## The request
Retype the lines beneath this one, from the first through the line containing "import pandas as pd". Pictures are left out.

## Data block

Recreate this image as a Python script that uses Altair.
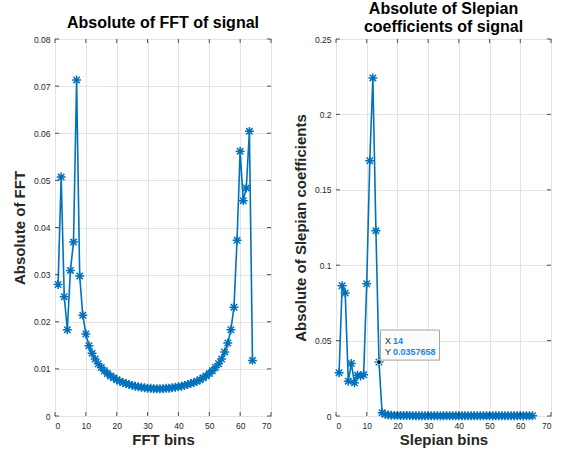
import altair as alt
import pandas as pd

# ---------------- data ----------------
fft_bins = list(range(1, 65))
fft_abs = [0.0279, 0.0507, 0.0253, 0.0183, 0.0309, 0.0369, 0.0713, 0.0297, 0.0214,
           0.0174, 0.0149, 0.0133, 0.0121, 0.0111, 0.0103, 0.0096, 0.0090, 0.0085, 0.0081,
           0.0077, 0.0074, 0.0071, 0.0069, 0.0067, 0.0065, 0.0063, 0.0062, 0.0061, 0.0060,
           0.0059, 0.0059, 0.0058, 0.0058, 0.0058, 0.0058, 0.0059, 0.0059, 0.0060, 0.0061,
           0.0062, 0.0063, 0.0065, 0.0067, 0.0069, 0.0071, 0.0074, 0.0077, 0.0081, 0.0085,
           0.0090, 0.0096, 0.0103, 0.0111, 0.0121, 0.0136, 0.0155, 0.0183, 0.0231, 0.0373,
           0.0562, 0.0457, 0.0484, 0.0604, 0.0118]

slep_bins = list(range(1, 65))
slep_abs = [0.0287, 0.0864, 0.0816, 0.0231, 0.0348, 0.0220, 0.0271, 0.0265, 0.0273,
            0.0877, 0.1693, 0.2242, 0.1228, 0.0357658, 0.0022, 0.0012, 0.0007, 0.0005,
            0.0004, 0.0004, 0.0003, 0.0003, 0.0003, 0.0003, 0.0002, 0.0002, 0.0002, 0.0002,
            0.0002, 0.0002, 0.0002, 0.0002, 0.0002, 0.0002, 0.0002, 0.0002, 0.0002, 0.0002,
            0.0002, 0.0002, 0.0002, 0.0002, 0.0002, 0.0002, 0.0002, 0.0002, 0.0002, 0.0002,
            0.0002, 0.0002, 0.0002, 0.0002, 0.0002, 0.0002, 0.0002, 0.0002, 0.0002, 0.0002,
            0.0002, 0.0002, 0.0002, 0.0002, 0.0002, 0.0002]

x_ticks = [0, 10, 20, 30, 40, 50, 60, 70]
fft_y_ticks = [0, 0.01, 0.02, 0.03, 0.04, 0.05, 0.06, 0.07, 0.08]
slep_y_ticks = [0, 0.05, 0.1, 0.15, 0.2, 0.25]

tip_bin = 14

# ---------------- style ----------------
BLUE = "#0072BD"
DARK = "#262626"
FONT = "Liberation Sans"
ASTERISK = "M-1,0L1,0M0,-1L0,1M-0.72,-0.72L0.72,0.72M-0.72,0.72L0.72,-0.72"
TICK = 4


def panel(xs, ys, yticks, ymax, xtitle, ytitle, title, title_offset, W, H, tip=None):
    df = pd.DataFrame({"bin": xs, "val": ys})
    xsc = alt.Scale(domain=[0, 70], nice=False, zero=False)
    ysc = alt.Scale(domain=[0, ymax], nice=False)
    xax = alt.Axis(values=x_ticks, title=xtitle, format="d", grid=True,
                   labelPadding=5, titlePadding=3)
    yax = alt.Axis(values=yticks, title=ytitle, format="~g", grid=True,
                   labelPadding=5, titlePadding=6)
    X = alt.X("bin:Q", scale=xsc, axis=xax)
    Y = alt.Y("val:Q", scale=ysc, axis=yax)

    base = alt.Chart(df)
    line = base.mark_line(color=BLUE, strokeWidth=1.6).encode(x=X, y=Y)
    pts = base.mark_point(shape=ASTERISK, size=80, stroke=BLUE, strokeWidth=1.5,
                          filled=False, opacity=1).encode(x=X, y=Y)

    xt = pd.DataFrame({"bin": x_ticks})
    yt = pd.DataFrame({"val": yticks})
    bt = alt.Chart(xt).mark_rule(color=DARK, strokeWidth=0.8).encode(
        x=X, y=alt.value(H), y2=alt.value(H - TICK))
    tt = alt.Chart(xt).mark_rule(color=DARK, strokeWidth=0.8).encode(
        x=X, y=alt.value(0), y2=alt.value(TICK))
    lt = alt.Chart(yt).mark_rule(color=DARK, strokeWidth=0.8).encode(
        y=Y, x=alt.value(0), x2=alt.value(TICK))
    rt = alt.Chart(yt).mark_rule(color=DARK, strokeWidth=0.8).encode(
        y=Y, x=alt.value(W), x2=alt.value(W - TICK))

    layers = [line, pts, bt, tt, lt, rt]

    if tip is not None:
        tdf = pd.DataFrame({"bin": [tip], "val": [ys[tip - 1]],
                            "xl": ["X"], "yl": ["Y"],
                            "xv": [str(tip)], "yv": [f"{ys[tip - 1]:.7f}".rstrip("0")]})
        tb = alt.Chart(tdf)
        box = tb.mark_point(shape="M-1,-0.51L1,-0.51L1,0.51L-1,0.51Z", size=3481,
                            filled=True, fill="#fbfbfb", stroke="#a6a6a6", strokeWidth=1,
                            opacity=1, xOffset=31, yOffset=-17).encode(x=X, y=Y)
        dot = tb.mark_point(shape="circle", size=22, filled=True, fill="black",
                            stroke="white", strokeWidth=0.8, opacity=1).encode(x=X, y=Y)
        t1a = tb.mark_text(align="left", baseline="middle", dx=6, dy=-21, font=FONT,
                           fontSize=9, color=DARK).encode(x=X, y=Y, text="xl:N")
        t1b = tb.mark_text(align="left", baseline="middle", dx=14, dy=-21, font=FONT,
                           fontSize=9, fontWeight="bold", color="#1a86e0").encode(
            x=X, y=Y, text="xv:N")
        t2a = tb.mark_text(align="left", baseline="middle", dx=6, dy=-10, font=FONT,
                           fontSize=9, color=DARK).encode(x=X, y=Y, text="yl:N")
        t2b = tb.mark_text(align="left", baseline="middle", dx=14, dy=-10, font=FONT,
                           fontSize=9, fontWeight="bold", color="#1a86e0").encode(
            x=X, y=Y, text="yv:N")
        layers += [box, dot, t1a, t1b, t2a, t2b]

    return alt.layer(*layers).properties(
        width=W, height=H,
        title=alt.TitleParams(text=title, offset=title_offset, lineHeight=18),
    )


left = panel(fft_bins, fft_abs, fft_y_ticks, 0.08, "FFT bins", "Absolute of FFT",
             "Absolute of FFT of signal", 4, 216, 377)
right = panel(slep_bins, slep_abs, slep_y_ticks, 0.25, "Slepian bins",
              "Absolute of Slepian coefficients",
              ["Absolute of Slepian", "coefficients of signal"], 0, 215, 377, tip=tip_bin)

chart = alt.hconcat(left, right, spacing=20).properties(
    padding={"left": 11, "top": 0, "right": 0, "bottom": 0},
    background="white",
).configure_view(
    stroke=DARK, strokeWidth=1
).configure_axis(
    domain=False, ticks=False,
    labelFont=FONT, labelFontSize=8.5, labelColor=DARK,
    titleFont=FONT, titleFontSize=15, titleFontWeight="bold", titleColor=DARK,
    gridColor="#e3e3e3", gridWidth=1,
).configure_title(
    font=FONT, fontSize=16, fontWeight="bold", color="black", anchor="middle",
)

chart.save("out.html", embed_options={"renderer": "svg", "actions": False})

## Exercise solution
Recreate this image as a Python script that uses Altair.
import altair as alt
import pandas as pd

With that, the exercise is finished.